▸ OBJECTIVE: Start at the top of the records and, please, print each line exactly through the line that contains "return [x0 /", leaving out all pictures.

>> Start LISTING

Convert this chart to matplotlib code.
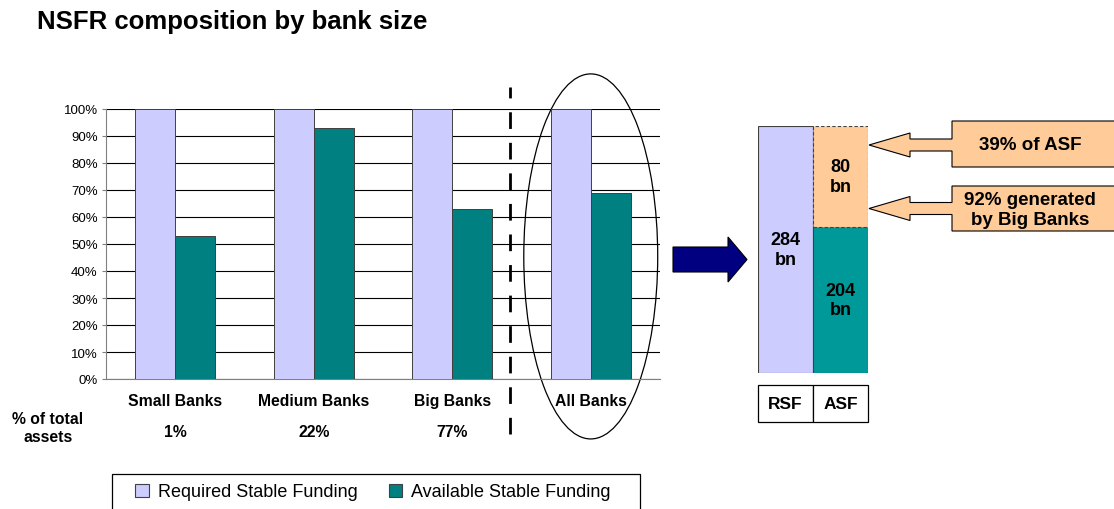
import matplotlib.pyplot as plt
from matplotlib.patches import Ellipse, FancyArrow, Polygon, Rectangle, Patch

plt.rcParams['font.family'] = ['Liberation Sans', 'DejaVu Sans']

# data
categories = ['Small Banks', 'Medium Banks', 'Big Banks', 'All Banks']
asset_share = ['1%', '22%', '77%', '']
rsf_pct = [100, 100, 100, 100]
asf_pct = [53, 93, 63, 69]

# right hand schematic bar (drawn shares) and its labels
stack_names = ['RSF', 'ASF']
rsf_drawn = [100]
asf_drawn = [59]
gap_drawn = [41]
rsf_label = '284\nbn'
asf_label = '204\nbn'
gap_label = '80\nbn'
callouts = ['39% of ASF', '92% generated\nby Big Banks']

lavender = '#CCCCFF'
teal = '#008080'
teal2 = '#009999'
peach = '#FFCC99'
navy = '#000080'

W, H = 1114, 510
fig = plt.figure(figsize=(W / 100, H / 100), dpi=100)

def frac(x0, y0, x1, y1):
    # pixel box (top-left origin) -> figure fraction rect
    return [x0 / W, 1 - y1 / H, (x1 - x0) / W, (y1 - y0) / H]

# main grouped bars
ax = fig.add_axes(frac(106, 110, 660, 380))
x = list(range(len(categories)))
bw = 0.29
ax.bar([i - bw / 2 for i in x], rsf_pct, bw, color=lavender, edgecolor='#404040', linewidth=0.7,
       label='Required Stable Funding', zorder=3)
ax.bar([i + bw / 2 for i in x], asf_pct, bw, color=teal, edgecolor='#404040', linewidth=0.7,
       label='Available Stable Funding', zorder=3)
ax.set_xlim(-0.5, 3.5)
ax.set_ylim(0, 100)
ax.set_yticks(range(0, 101, 10))
ax.set_yticklabels([f'{v}%' for v in range(0, 101, 10)], fontsize=9.5)
ax.yaxis.grid(True, color='black', linewidth=0.8, zorder=0)
ax.set_xticks(x)
ax.set_xticklabels(categories, fontsize=11.3, fontweight='bold')
ax.tick_params(axis='x', length=0, pad=10)
ax.tick_params(axis='y', length=3, color='#808080', pad=3)
for s in ['top', 'right']:
    ax.spines[s].set_visible(False)
ax.spines['left'].set_color('#808080')
ax.spines['bottom'].set_color('#808080')

for i, s in enumerate(asset_share):
    if s:
        ax.text(i, -19.3, s, ha='center', va='center', fontsize=11.3, fontweight='bold', clip_on=False)

ax.axvline(2.42, ymin=-0.204, ymax=1.08, color='black', linewidth=2, dashes=(6, 5), clip_on=False)
ax.add_patch(Ellipse((3, 45.4), 0.967, 135.2, fill=False, edgecolor='black', linewidth=0.9, clip_on=False))

fig.text(48 / W, 1 - 429 / H, '% of total\nassets', ha='center', va='center', fontsize=11.3,
         fontweight='bold', linespacing=1.25)
fig.text(37 / W, 1 - 22 / H, 'NSFR composition by bank size', ha='left', va='center', fontsize=18.5,
         fontweight='bold')

# legend
handles = [Patch(facecolor=lavender, edgecolor='#404040', linewidth=0.8),
           Patch(facecolor=teal, edgecolor='#404040', linewidth=0.8)]
leg = fig.legend(handles, ['Required Stable Funding', 'Available Stable Funding'], ncol=2,
                 loc='center left', bbox_to_anchor=(135 / W, 1 - 493 / H), frameon=False,
                 fontsize=13, handlelength=0.75, handleheight=0.75, handletextpad=0.5,
                 columnspacing=1.75, borderpad=0, borderaxespad=0)

# schematic stacked bar
bx = fig.add_axes(frac(758, 127, 868, 374))
bx.bar([0], rsf_drawn, 1, color=lavender, edgecolor='#404040', linewidth=0.8)
bx.bar([1], asf_drawn, 1, color=teal2, edgecolor='#404040', linewidth=0.8)
bx.bar([1], gap_drawn, 1, bottom=asf_drawn, color=peach, edgecolor='#404040', linewidth=0.8,
       linestyle=(0, (3, 2)))
bx.set_xlim(-0.5, 1.5)
bx.set_ylim(0, 100)
bx.axis('off')
bx.text(0, rsf_drawn[0] / 2, rsf_label, ha='center', va='center', fontsize=13, fontweight='bold')
bx.text(1, asf_drawn[0] / 2, asf_label, ha='center', va='center', fontsize=13, fontweight='bold')
bx.text(1, asf_drawn[0] + gap_drawn[0] / 2, gap_label, ha='center', va='center', fontsize=13,
        fontweight='bold')

# overlay in pixel coordinates for arrows and boxes
ov = fig.add_axes([0, 0, 1, 1], zorder=-1)
ov.set_xlim(0, W)
ov.set_ylim(H, 0)
ov.axis('off')

ov.add_patch(Rectangle((112, 475), 528, 45, facecolor='white', edgecolor='black', linewidth=0.9))

ov.add_patch(FancyArrow(673, 260.5, 74, 0, width=25, head_width=45, head_length=19,
                        length_includes_head=True, facecolor=navy, edgecolor='black', linewidth=0.8))

for i, name in enumerate(stack_names):
    ov.add_patch(Rectangle((758 + i * 55, 386), 55, 37, facecolor='white', edgecolor='black', linewidth=0.9))
    ov.text(758 + i * 55 + 27.5, 404.5, name, ha='center', va='center', fontsize=12.5, fontweight='bold')

def callout(tip_y, box_top, box_bot, text):
    pts = [(869, tip_y), (910, tip_y - 12), (910, tip_y - 6), (952, tip_y - 6), (952, box_top),
           (1125, box_top), (1125, box_bot), (952, box_bot), (952, tip_y + 6), (910, tip_y + 6),
           (910, tip_y + 12)]
    ov.add_patch(Polygon(pts, closed=True, facecolor=peach, edgecolor='black', linewidth=0.8))
    ov.text(1030, (box_top + box_bot) / 2 + 1, text, ha='center', va='center', fontsize=13.5,
            fontweight='bold', linespacing=1.3)

callout(146, 122, 168, callouts[0])
callout(209.5, 187, 232, callouts[1])

fig.savefig('out.png', dpi=100, facecolor='white')
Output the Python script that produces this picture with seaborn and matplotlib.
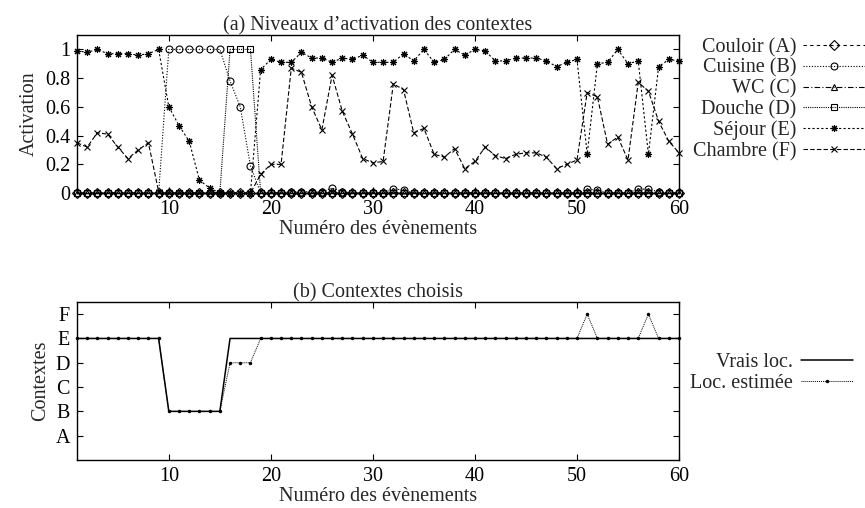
import seaborn as sns
import matplotlib.pyplot as plt
import numpy as np

# numéros des évènements
events = list(range(1, 61))

# niveaux d'activation (a)
couloir = [0.0] * 60
wc = [0.0] * 60
cuisine = ([0.0] * 9 + [1.0] * 6 + [0.78, 0.60, 0.19, 0.0, 0.0, 0.0]
           + [0.01, 0.01, 0.01, 0.005, 0.035, 0.01, 0.0, 0.0, 0.0, 0.0]
           + [0.03, 0.02] + [0.0] * 17 + [0.025, 0.02, 0.0, 0.0, 0.0, 0.03, 0.025, 0.01, 0.0, 0.0])
douche = [0.0] * 15 + [1.0, 1.0, 1.0] + [0.0] * 42
sejour = [0.99, 0.98, 1.0, 0.97, 0.97, 0.97, 0.96, 0.97, 1.0, 0.60,
          0.47, 0.36, 0.09, 0.035, 0.0, 0.0, 0.0, 0.0, 0.86, 0.93,
          0.91, 0.91, 0.98, 0.94, 0.94, 0.91, 0.94, 0.93, 0.96, 0.91,
          0.91, 0.91, 0.97, 0.92, 1.0, 0.91, 0.93, 1.0, 0.96, 1.0,
          0.99, 0.92, 0.92, 0.94, 0.94, 0.94, 0.92, 0.88, 0.91, 0.93,
          0.27, 0.90, 0.91, 1.0, 0.90, 0.92, 0.27, 0.88, 0.93, 0.92]
chambre = [0.35, 0.32, 0.42, 0.41, 0.32, 0.24, 0.30, 0.35, 0.01, 0.0,
           0.0, 0.0, 0.0, 0.0, 0.0, 0.0, 0.0, 0.0, 0.13, 0.20,
           0.20, 0.87, 0.84, 0.60, 0.44, 0.82, 0.57, 0.41, 0.24, 0.21,
           0.22, 0.76, 0.72, 0.42, 0.45, 0.27, 0.25, 0.31, 0.17, 0.22,
           0.32, 0.26, 0.24, 0.27, 0.28, 0.28, 0.25, 0.17, 0.20, 0.23,
           0.70, 0.67, 0.34, 0.39, 0.23, 0.77, 0.71, 0.50, 0.36, 0.28]

# contextes choisis (A=1 ... F=6), figure (b)
ctx_labels = ["A", "B", "C", "D", "E", "F"]
vrai = [5] * 9 + [2] * 6 + [5] * 45
estime = [5] * 9 + [2] * 6 + [4, 4, 4] + [5] * 32 + [6] + [5] * 5 + [6] + [5] * 3

FS = 14.5

sns.set_style("ticks")
plt.rcParams["font.family"] = ["Liberation Serif", "DejaVu Serif"]
plt.rcParams["font.size"] = FS
plt.rcParams["xtick.direction"] = "in"
plt.rcParams["ytick.direction"] = "in"
plt.rcParams["xtick.top"] = True
plt.rcParams["ytick.right"] = True

fig = plt.figure(figsize=(8.65, 5.08), dpi=100)
ax1 = fig.add_axes([0.089, 0.620, 0.696, 0.311])
ax2 = fig.add_axes([0.089, 0.0945, 0.696, 0.311])

series = [
    ("Couloir (A)", couloir, "D", (0, (3, 3))),
    ("Cuisine (B)", cuisine, "o", (0, (1, 1.5))),
    ("WC (C)", wc, "^", (0, (5, 2, 1, 2))),
    ("Douche (D)", douche, "s", (0, (1, 1))),
    ("Séjour (E)", sejour, (8, 2, 0), (0, (2, 2))),
    ("Chambre (F)", chambre, "x", (0, (4, 2))),
]
for name, vals, mk, ls in series:
    sns.lineplot(x=events, y=vals, ax=ax1, color="black", linewidth=0.8,
                 linestyle=ls, marker=mk, markersize=5, markerfacecolor="none",
                 markeredgecolor="black", markeredgewidth=0.8, label=name, clip_on=False)

ax1.set_xlim(1, 60)
ax1.set_ylim(0, 1.1)
ax1.set_xticks([10, 20, 30, 40, 50, 60])
ax1.set_yticks([0, 0.2, 0.4, 0.6, 0.8, 1])
ax1.set_yticklabels(["0", "0.2", "0.4", "0.6", "0.8", "1"])
ax1.set_xlabel("Numéro des évènements", labelpad=1)
ax1.set_ylabel("Activation", labelpad=4)
ax1.set_title("(a) Niveaux d’activation des contextes", fontsize=FS, pad=2)
ax1.legend(loc="upper right", bbox_to_anchor=(1.0, 1 - 38 / 508), bbox_transform=fig.transFigure,
           frameon=False, markerfirst=False, handlelength=3.1, handletextpad=0.3,
           labelspacing=0.07, borderaxespad=0, borderpad=0, fontsize=FS)

sns.lineplot(x=events, y=vrai, ax=ax2, color="black", linewidth=1.1, label="Vrais loc.")
sns.lineplot(x=events, y=estime, ax=ax2, color="black", linewidth=0.7, linestyle=(0, (1, 1)),
             marker="o", markersize=2.5, markeredgewidth=0, label="Loc. estimée", clip_on=False)
ax2.set_xlim(1, 60)
ax2.set_ylim(0, 6.5)
ax2.set_xticks([10, 20, 30, 40, 50, 60])
ax2.set_yticks(range(1, 7))
ax2.set_yticklabels(ctx_labels)
ax2.set_xlabel("Numéro des évènements", labelpad=1)
ax2.set_ylabel("Contextes", labelpad=4)
ax2.set_title("(b) Contextes choisis", fontsize=FS, pad=2)
ax2.legend(loc="upper right", bbox_to_anchor=(853 / 865, 1 - 353 / 508), bbox_transform=fig.transFigure,
           frameon=False, markerfirst=False, handlelength=2.6, handletextpad=0.4,
           labelspacing=0.07, borderaxespad=0, borderpad=0, fontsize=FS)

for ax in (ax1, ax2):
    for sp in ax.spines.values():
        sp.set_linewidth(1.0)
        sp.set_color("black")
    ax.tick_params(length=4, width=0.8, colors="black", pad=5)

fig.savefig("out.png", dpi=100)
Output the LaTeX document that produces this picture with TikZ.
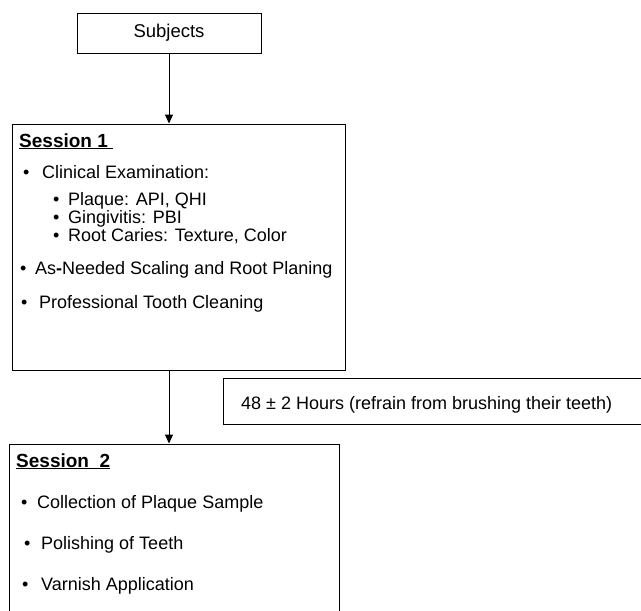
\documentclass[tikz,border=0pt]{standalone}
\usepackage{fontspec}
\setmainfont{Liberation Sans}
\usetikzlibrary{arrows.meta}

\tikzset{caja/.style={draw, line width=1pt, inner sep=0pt},
         etq/.style={font=\fontsize{18}{21}\selectfont, anchor=base west, inner sep=0pt},
         tit/.style={font=\fontsize{19}{22}\selectfont\bfseries, anchor=base west, inner sep=0pt},
         flecha/.style={line width=1pt, -{Triangle[width=8pt, length=9pt]}}}

\begin{document}
\begin{tikzpicture}[x=1pt, y=-1pt]
  \useasboundingbox (0,0) rectangle (641,611);
  \clip (0,0) rectangle (641,611);
  \node[caja, minimum width=184pt, minimum height=40pt] (subj) at (169,33) {\fontsize{18.5}{21}\selectfont Subjects};
  \node[caja, minimum width=333pt, minimum height=246pt] (ses1) at (178.5,247) {};
  \node[caja, minimum width=440pt, minimum height=46pt] (horas) at (443,401) {};
  \node[caja, minimum width=330pt, minimum height=200pt] (ses2) at (174,544) {};
  \draw[flecha] (subj) -- (subj |- ses1.north);
  \draw[flecha] (subj |- ses1.south) -- (subj |- ses2.north);

  % sesion 1
  \node[tit] (t1) at (19,147) {\underline{Session 1\ }};
  \node[etq] (b1) at (23,178) {\textbullet}; \node[etq] (c1) at (42,178) {Clinical Examination:};
  \node[etq] (b2) at (53,205) {\textbullet}; \node[etq] (c2) at (68,205) {Plaque: API, QHI};
  \node[etq] (b3) at (53,223) {\textbullet}; \node[etq] (c3) at (68,223) {Gingivitis: PBI};
  \node[etq] (b4) at (53,241) {\textbullet}; \node[etq] (c4) at (68,241) {Root Caries: Texture, Color};
  \node[etq] (b5) at (20,274) {\textbullet}; \node[etq] (c5) at (35,274) {As\textbf{-}Needed Scaling and Root Planing};
  \node[etq] (b6) at (21,308) {\textbullet}; \node[etq] (c6) at (39,308) {Professional Tooth Cleaning};

  % intervalo
  \node[etq] (h1) at (241,409) {48 ± 2 Hours (refrain from brushing their teeth)};

  % sesion 2
  \node[tit] (t2) at (16,467) {\underline{Session\ \ 2}};
  \node[etq] (d1) at (21,508) {\textbullet}; \node[etq] (e1) at (37,508) {Collection of Plaque Sample};
  \node[etq] (d2) at (24,549) {\textbullet}; \node[etq] (e2) at (41,549) {Polishing of Teeth};
  \node[etq] (d3) at (22,590) {\textbullet}; \node[etq] (e3) at (41,590) {Varnish Application};
\end{tikzpicture}
\end{document}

>> End LISTING

▸ EXERCISE SOLUTION:
Convert this chart to matplotlib code.
import matplotlib.pyplot as plt
from matplotlib.patches import Ellipse, FancyArrow, Polygon, Rectangle, Patch

plt.rcParams['font.family'] = ['Liberation Sans', 'DejaVu Sans']

# data
categories = ['Small Banks', 'Medium Banks', 'Big Banks', 'All Banks']
asset_share = ['1%', '22%', '77%', '']
rsf_pct = [100, 100, 100, 100]
asf_pct = [53, 93, 63, 69]

# right hand schematic bar (drawn shares) and its labels
stack_names = ['RSF', 'ASF']
rsf_drawn = [100]
asf_drawn = [59]
gap_drawn = [41]
rsf_label = '284\nbn'
asf_label = '204\nbn'
gap_label = '80\nbn'
callouts = ['39% of ASF', '92% generated\nby Big Banks']

lavender = '#CCCCFF'
teal = '#008080'
teal2 = '#009999'
peach = '#FFCC99'
navy = '#000080'

W, H = 1114, 510
fig = plt.figure(figsize=(W / 100, H / 100), dpi=100)

def frac(x0, y0, x1, y1):
    # pixel box (top-left origin) -> figure fraction rect
    return [x0 / W, 1 - y1 / H, (x1 - x0) / W, (y1 - y0) / H]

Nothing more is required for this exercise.